I say might because, as could be expected, the Bell operating companies plan to continue their fight before regulators and Congress to scuttle the obligations they agreed to when they pushed for that reform in communications regulation.

This case, after all, began barely after the 1996 was sent to the Congressional Printing Office finished its printing of the legislation. The Bells agreed to open up their monopoly control of the last mile of phone line -- built over decades with subsidies from long distance customers -- to competition, in return for getting into what was then lucrative and competitive long distance services. And the only way to open the local loop fairly was through discounts to those companies. But, hey, they still wanted a monopoly rate of return.

Now, six years of foot-dragging by the Bells later, Bell competitors -- known as CLECs, for competitive local exchange carriers -- serve a mere 9% of the local phone market. Only in states such as New York, where Verizon had to submit to competition so Bell Atlantic, its predecessor, could merge with Nynex, were consumers given real choices. Tens of billions invested on the promise of the 1996 act has gone up in smoke. And the Bells, having lost in court, turn to the FCC and Congress with new promises that if only they are freed from the 1996 act they'll invest in high speed broadband networks.

"We hope the FCC will correct this incorrect pricing policy and eliminate its unnecessary requirements to provide certain network pieces in dockets now pending before it," BellSouth said in a statement, echoed by its three sister regional monopolies, Verizon, SBC and Qwest.

That circumstance is why Michael Balhoff, managing director for Legg Mason Wood Walker investement firm may well prove right in declaring, "It's a Pyrrhic victory. The competitors are allowed to live to fight another day, but this is not the only question mark there is."
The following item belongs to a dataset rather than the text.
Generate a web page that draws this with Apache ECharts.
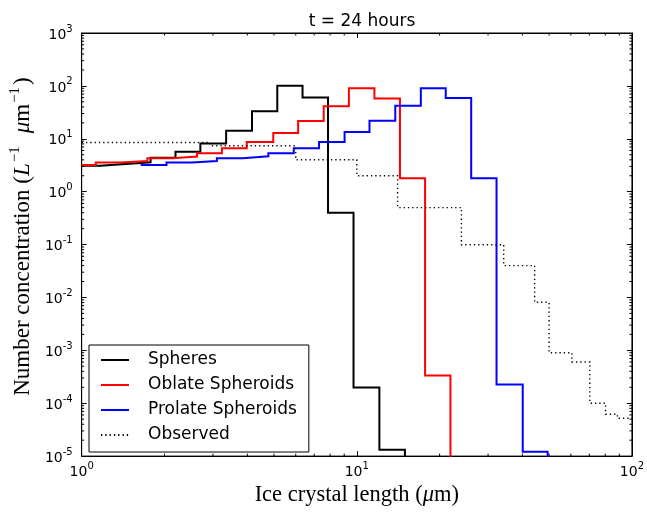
<!DOCTYPE html>
<html>
<head>
<meta charset="utf-8">
<script src="https://cdn.jsdelivr.net/npm/echarts@6/dist/echarts.min.js"></script>
<style>
  html, body { margin: 0; padding: 0; background: #fff; }
  #chart { width: 647px; height: 512px; }
</style>
</head>
<body>
<div id="chart"></div>
<script>
// Size distributions after 24 hours: bin edges (µm) and number concentrations (L^-1 µm^-1)
const sphereEdges  = [1.0, 1.167, 1.445, 1.78, 2.193, 2.70, 3.35, 4.16, 5.14, 6.35, 7.86, 9.73, 12.08, 14.96];
const sphereValues = [3.1, 3.35, 3.6, 4.4, 5.7, 8.1, 14.2, 33, 101, 60.5, 0.40, 1.98e-4, 1.32e-5];

const oblateEdges  = [1.0, 1.126, 1.387, 1.733, 2.133, 2.627, 3.234, 3.98, 4.97, 6.12, 7.58, 9.36, 11.59, 14.35, 17.71, 21.9];
const oblateValues = [3.2, 3.55, 3.8, 4.3, 4.6, 5.3, 6.6, 8.7, 12.9, 21.6, 41, 90, 58, 1.8, 3.36e-4];

const prolateEdges  = [1.638, 2.034, 2.52, 3.10, 3.85, 4.77, 5.90, 7.29, 9.03, 11.12, 13.80, 17.09, 21.05, 26.05, 32.2, 40.1, 49.4];
const prolateValues = [3.2, 3.55, 3.8, 4.3, 4.65, 5.3, 6.6, 8.7, 13.4, 22, 42, 90, 58.7, 1.8, 2.25e-4, 1.21e-5];

const observedEdges  = [1.0, 2.93, 6.0, 10.0, 14.07, 24.0, 34.2, 44.3, 50.0, 60.5, 70.3, 80.2, 88.5, 100];
const observedValues = [8.5, 7.4, 4.0, 2.0, 0.5, 0.099, 0.04, 0.0081, 9.0e-4, 6.0e-4, 1.0e-4, 6.2e-5, 5.2e-5];

const seriesNames = ['Spheres', 'Oblate Spheroids', 'Prolate Spheroids', 'Observed'];

// Axis ranges (log10 scales)
const X_MIN = 1, X_MAX = 100;
const Y_MIN = 1e-5, Y_MAX = 1e3;
const ZERO_LEVEL = 1e-9; // empty bins sit below the axis floor and get clipped

// Histogram outline: one point per bin start, closing point at the last edge,
// optionally dropping to an empty bin afterwards.
function stepData(edges, values, dropAtEnd) {
  const pts = values.map((v, i) => [edges[i], v]);
  const last = edges[edges.length - 1];
  pts.push([last, values[values.length - 1]]);
  if (dropAtEnd) pts.push([last, ZERO_LEVEL]);
  return pts;
}

// Minor tick positions 2..9 × 10^n inside each decade
function minorTicks(lo, hi) {
  const out = [];
  for (let d = Math.round(Math.log10(lo)); d < Math.round(Math.log10(hi)); d++) {
    for (let k = 2; k <= 9; k++) out.push(k * Math.pow(10, d));
  }
  return out;
}
const xMinor = minorTicks(X_MIN, X_MAX);
const yMinor = minorTicks(Y_MIN, Y_MAX);

const SANS = 'DejaVu Sans';
const SERIF = 'Liberation Serif';

const powLabel = {
  formatter: v => '{b|10}{e|' + Math.round(Math.log10(v)) + '}',
  rich: {
    b: { fontSize: 14, fontFamily: SANS, color: '#000', lineHeight: 18, verticalAlign: 'bottom' },
    e: { fontSize: 10, fontFamily: SANS, color: '#000', lineHeight: 7, verticalAlign: 'top' }
  }
};

const frameLine = { show: true, onZero: false, lineStyle: { color: '#000', width: 1 } };
const majorTick = { show: true, inside: true, length: 5, lineStyle: { color: '#000', width: 1 } };

function lineSeries(name, data, color, extra) {
  return Object.assign({
    name: name,
    type: 'line',
    step: 'end',
    data: data,
    symbol: 'none',
    clip: true,
    animation: false,
    lineStyle: { color: color, width: 2, join: 'miter', cap: 'butt' },
    itemStyle: { color: color }
  }, extra || {});
}

const chart = echarts.init(document.getElementById('chart'), null, { renderer: 'canvas' });

chart.setOption({
  backgroundColor: '#fff',
  animation: false,
  title: {
    text: 't = 24 hours',
    left: 357,
    top: 8,
    textAlign: 'center',
    textStyle: { fontFamily: SANS, fontSize: 17, fontWeight: 'normal', color: '#000' }
  },
  grid: { left: 80, right: 13, top: 33, bottom: 50, show: true, borderColor: '#000', borderWidth: 1, backgroundColor: 'transparent' },
  legend: {
    data: seriesNames,
    orient: 'vertical',
    left: 89,
    top: 345,
    padding: [5, 12, 7, 11],
    itemWidth: 28,
    itemHeight: 14,
    itemGap: 5,
    borderColor: '#000',
    borderWidth: 1,
    backgroundColor: '#fff',
    selectedMode: false,
    itemStyle: { opacity: 0 },
    textStyle: { fontFamily: SANS, fontSize: 17, color: '#000', lineHeight: 20, padding: [0, 0, 0, 14] }
  },
  xAxis: [
    {
      type: 'log', logBase: 10, min: X_MIN, max: X_MAX, interval: 1, position: 'bottom',
      axisLine: frameLine, axisTick: majorTick, splitLine: { show: false },
      axisLabel: Object.assign({ margin: 5 }, powLabel),
      name: '{n|Ice crystal length (}{i|μ}{n|m)}',
      nameLocation: 'middle',
      nameGap: 21,
      nameTextStyle: {
        rich: {
          n: { fontFamily: SERIF, fontSize: 22.5, color: '#000' },
          i: { fontFamily: SERIF, fontSize: 22.5, fontStyle: 'italic', color: '#000' }
        }
      }
    },
    {
      type: 'log', logBase: 10, min: X_MIN, max: X_MAX, interval: 1, position: 'top',
      axisLine: frameLine, axisTick: majorTick, splitLine: { show: false },
      axisLabel: { show: false }
    }
  ],
  yAxis: [
    {
      type: 'log', logBase: 10, min: Y_MIN, max: Y_MAX, interval: 1, position: 'left',
      axisLine: frameLine, axisTick: majorTick, splitLine: { show: false },
      axisLabel: Object.assign({ margin: 9 }, powLabel),
      name: '{a|Number concentration (}{i|L}{s|−1}{g| }{i|μ}{n|m}{s|−1}{n|)}',
      nameLocation: 'middle',
      nameRotate: 90,
      nameGap: 43,
      nameTextStyle: {
        rich: {
          a: { fontFamily: SERIF, fontSize: 23, color: '#000', lineHeight: 26, verticalAlign: 'bottom', padding: [0, 0, 0, 16] },
          n: { fontFamily: SERIF, fontSize: 23, color: '#000', lineHeight: 26, verticalAlign: 'bottom' },
          i: { fontFamily: SERIF, fontSize: 23, fontStyle: 'italic', color: '#000', lineHeight: 26, verticalAlign: 'bottom' },
          g: { fontFamily: SERIF, fontSize: 23, width: 11, lineHeight: 26, verticalAlign: 'bottom' },
          s: { fontFamily: SERIF, fontSize: 15, color: '#000', lineHeight: 12, verticalAlign: 'top', padding: [0, 2, 0, 1] }
        }
      }
    },
    {
      type: 'log', logBase: 10, min: Y_MIN, max: Y_MAX, interval: 1, position: 'right',
      axisLine: frameLine, axisTick: majorTick, splitLine: { show: false },
      axisLabel: { show: false }
    }
  ],
  series: [
    lineSeries(seriesNames[0], stepData(sphereEdges, sphereValues, true), '#000000'),
    lineSeries(seriesNames[1], stepData(oblateEdges, oblateValues, true), '#ff0000'),
    lineSeries(seriesNames[2], stepData(prolateEdges, prolateValues, true), '#0000ff'),
    lineSeries(seriesNames[3], stepData(observedEdges, observedValues, false), '#000000', {
      lineStyle: { color: '#000000', width: 1.4, type: [1.3, 3], join: 'miter', cap: 'butt' }
    }),
    // minor ticks on bottom and top edges
    {
      type: 'custom',
      silent: true,
      animation: false,
      clip: false,
      data: xMinor.map(v => [v, 1]),
      renderItem: (params, api) => {
        const v = api.value(0);
        const b = api.coord([v, Y_MIN]);
        const t = api.coord([v, Y_MAX]);
        const st = { stroke: '#000', lineWidth: 1 };
        return {
          type: 'group',
          children: [
            { type: 'line', shape: { x1: b[0], y1: b[1], x2: b[0], y2: b[1] - 2.5 }, style: st },
            { type: 'line', shape: { x1: t[0], y1: t[1], x2: t[0], y2: t[1] + 2.5 }, style: st }
          ]
        };
      }
    },
    // minor ticks on left and right edges
    {
      type: 'custom',
      silent: true,
      animation: false,
      clip: false,
      data: yMinor.map(v => [1, v]),
      renderItem: (params, api) => {
        const v = api.value(1);
        const l = api.coord([X_MIN, v]);
        const r = api.coord([X_MAX, v]);
        const st = { stroke: '#000', lineWidth: 1 };
        return {
          type: 'group',
          children: [
            { type: 'line', shape: { x1: l[0], y1: l[1], x2: l[0] + 2.5, y2: l[1] }, style: st },
            { type: 'line', shape: { x1: r[0], y1: r[1], x2: r[0] - 2.5, y2: r[1] }, style: st }
          ]
        };
      }
    }
  ]
});
</script>
</body>
</html>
The House has already passed legislation, the so-called Tauzin-Dingell bill, named after its co-sponsors Billy Tauzin, R-La., and John Dingell, D-Mich., that relieves the Bells of obligations to lease so-called advanced network elements. And Sen. John Breux, D-La., has proposed similar legislation in the Senate. They say it's to encourage the Bells to put money into high-speed broadband networks, even though the FCC already can and does provide lucrative rates to the Bells for truly high speed elements.

Tech Central Station Host James Glassman and economist William H. Lehr of Columbia Graduate School of Business have found that this legislation has added mightily to the uncertainty for investors, discouraging the very kind of broadband deployment it pretends to promote.

Aberdeen Group chief research officer Peter Kastner put the result quite bluntly when he told E-Commerce Times: "It looks like we're heading towards putting Humpty Dumpty back together again, but instead of one big AT&T, we'll end up with four or five regional companies that will end up going national."

Deregulatory favors for the Bells push that remonopolization process along. Rather than pursuing that strategy, Congress and legislators need to pursue regulatory policies that carry out the intentions of the 1996 Telecom Act and engender real competition -- not in court, before Congress and at regulatory commissions, but for consumers.

What is happening abroad illustrates the need to force open local loops.

America isn't alone in facing the problem of telecommunications competitiveness and broadband rollout. Incumbent monopoly telcos in Europe have stymied both things there, as well. Yet, there is one instructive difference.

The FCC here was smart enough not to succumb to the Bells' pressure in the mid 1990s to allow them to charge per minute rates on Internet calls. As a result, 54% of households here are Internet connected, versus about 33% there. A Eurostat survey found only 35% of those 15 and older surf the net, compared with 98% who watch TV and 46% who read newspapers five times a week.

It is in part because of that lack of connection that Europe has about a quarter the proportion of high-speed broadband connections as the United States.

"The big problem for broadband in Europe is that there are few Europeans who have Internet connectivity from home," Lars Godell, author of a report for Forrester Research on broadband deployment in Europe. "Most broadband users migrate from being narrowband to broadband; they don't go directly from being offline to getting broadband at home. This type of migration is very important, especially in the early days of broadband."

If the Bells had gotten the relief they wanted in the mid 1990s, the Internet revolution here would have slowed to a similar crawl.

What's needed to get the Bells moving on broadband isn't giving them deregulatory carrots. It's finally allowing the stick of competition to ring home in local service.

McKinsey Quarterly noted earlier this year what Europe needs to do to promote improved service, and it is quite apropos for the United States too after the high court's ruling this week:

"To make unbundling work, regulators must ensure that incumbents don't suffocate attackers between wholesale and retail price levels. Regulators must look beyond simple access fees to other costs imposed by incumbents, such as charges for space in equipment buildings, leased lines, and other necessities. Stronger penalties for operators that clearly obfuscate the process are also needed."

With the right sticks in place, the Bells then might really look to building up high-speed networks for which they could charge competitive rates, rather than simply leveraging their old copper plant into modestly improved digital subscriber line service.

They might even decide to set up a separate retail company for high-speed, long distance and other competitive services, leaving the old copper loop in the hands of a wholesale company that would lease it and improve it at the same rate to all comers.

Then consumers would get real competition at every level of service.

The Supreme Court has finally given the FCC the switch to turn that competition on. The question is whether Congress and the commission will promote that end, or will they turn back the clock and, as Kastner warns, establish uncompetitive regional monopolies run by the offspring of Ma Bell.